Wednesday, October 3, 2007

Confused by Food Network

I was just looking for a recipe from Good Eats on the Food Network site and they have a quiz on fall food on the first page. It asks people to vote from the following choices as to what fall-friendly meal they will prepare this season:

Macaroni & cheese
Lasagna
Butternut squash soup
Roasted root vegetables
Casserole

There is no option for all of the above. Now, Fall, Autumn, whatever you call it, is three months long. It is not unreasonable to think that someone could make all of the above, more than once, during the season. This is the Food Network, after all. People who are on their site are interested in food and likely to cook. Why must I pick just one item? I make different forms of macaroni and cheese things every couple months. Just a few weeks ago, when I had some greens from my CSA, I did a version that had the greens in it. Casseroles? Super easy, quick meal. And roasted root vegetable? That is a good side for many meals. I just don't understand how a channel dedicated to food can think their audience will only make one of these items this season. Are their viewers only eating once every three months? In the 90 days of the season, even if someone doesn't cook all the time, they are going to have to cook a few times. I don't know...it just seems an odd question to me.

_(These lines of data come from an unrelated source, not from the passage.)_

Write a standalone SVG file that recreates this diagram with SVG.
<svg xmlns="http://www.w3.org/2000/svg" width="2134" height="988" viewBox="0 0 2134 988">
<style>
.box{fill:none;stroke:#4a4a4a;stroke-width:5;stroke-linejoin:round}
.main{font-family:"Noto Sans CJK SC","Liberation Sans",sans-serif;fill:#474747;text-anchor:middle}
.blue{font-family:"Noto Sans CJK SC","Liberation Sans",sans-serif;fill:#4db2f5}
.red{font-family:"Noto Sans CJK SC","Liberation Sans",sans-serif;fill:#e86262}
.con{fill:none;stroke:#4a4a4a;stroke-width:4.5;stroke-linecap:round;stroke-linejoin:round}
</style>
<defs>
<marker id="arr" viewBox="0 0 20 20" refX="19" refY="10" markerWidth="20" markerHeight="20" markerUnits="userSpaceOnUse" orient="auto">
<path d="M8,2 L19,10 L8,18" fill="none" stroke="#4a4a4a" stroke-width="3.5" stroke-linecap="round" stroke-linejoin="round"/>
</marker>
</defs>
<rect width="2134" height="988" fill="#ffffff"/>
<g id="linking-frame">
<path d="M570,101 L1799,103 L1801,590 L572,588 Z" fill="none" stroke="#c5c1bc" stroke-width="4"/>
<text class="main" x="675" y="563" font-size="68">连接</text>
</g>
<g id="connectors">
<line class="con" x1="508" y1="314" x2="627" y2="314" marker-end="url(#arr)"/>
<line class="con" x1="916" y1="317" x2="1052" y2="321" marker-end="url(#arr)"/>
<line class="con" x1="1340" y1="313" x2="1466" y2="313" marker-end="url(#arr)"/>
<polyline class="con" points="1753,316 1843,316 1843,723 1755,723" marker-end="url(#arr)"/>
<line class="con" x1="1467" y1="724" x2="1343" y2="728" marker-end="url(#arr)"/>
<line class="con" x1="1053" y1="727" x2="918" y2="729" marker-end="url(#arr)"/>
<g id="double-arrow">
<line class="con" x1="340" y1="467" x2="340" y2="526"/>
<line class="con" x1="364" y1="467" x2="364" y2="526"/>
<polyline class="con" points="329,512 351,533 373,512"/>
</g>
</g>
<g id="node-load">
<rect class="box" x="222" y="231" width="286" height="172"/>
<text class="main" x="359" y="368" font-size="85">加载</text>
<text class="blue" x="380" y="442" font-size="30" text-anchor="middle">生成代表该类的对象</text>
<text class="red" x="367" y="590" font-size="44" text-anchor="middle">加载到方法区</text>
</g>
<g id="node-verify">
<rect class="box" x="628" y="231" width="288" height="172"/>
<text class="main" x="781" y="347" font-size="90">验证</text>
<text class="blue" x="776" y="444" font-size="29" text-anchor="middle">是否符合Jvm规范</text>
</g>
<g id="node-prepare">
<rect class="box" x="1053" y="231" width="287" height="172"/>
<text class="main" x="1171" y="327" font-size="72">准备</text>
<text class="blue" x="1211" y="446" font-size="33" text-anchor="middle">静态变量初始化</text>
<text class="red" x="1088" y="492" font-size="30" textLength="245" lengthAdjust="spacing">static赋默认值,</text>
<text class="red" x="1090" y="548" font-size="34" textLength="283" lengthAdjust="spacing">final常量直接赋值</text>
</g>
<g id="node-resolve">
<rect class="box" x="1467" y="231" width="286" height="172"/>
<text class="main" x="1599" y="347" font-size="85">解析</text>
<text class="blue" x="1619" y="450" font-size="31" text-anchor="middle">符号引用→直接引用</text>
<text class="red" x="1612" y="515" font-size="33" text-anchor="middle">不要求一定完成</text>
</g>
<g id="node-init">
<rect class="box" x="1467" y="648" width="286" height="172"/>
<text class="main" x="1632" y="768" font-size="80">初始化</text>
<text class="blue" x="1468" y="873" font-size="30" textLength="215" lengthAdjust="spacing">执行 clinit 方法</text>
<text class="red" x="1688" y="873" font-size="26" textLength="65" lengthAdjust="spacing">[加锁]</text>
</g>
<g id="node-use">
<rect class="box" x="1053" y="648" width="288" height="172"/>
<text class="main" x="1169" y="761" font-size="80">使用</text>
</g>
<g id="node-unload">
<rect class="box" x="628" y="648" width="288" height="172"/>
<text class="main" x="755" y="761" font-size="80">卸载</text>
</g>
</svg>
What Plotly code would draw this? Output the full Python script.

Thursday, September 20, 2007

Busy, Busy

OK, really, I had planned on posting those pictures of the cake...way before now. Sadly, they will never get posted. My hard drive crashed. It was in the midst of dying and I replaced it but wasn't able to get everything off of it. I lost all my email, some MP3s, and the folder I had all my food pictures in. *sigh* I know I need to back up information and, while none of it is critical, it's sad and annoying to lose the information. Such is my week though. In the past week the timeclokc at work stopped working so, being that I do the payroll, I had to replace that. The first clock they sent didn't work right either. Neither did the new new clock. We finally figured out that all the templates from ADP they were trying to send to the clock must be corrupted so the HR rep and I have been working to re-enroll 130 people in the clock. One day last week our entire system at work was down for 4 hours, my tire on my car started leaking so I took it to be fixed. It turns out, the rim is cracked so I have to replace that. Now my hard drive died. I think I am jinxed. I am afraid to touch anything electronic for fear it will stop working.

Monday, July 30, 2007

I will post...I promise

I am planning on posting this week. I just made my parents a chocolate cake for their anniversary so I will post pictures later.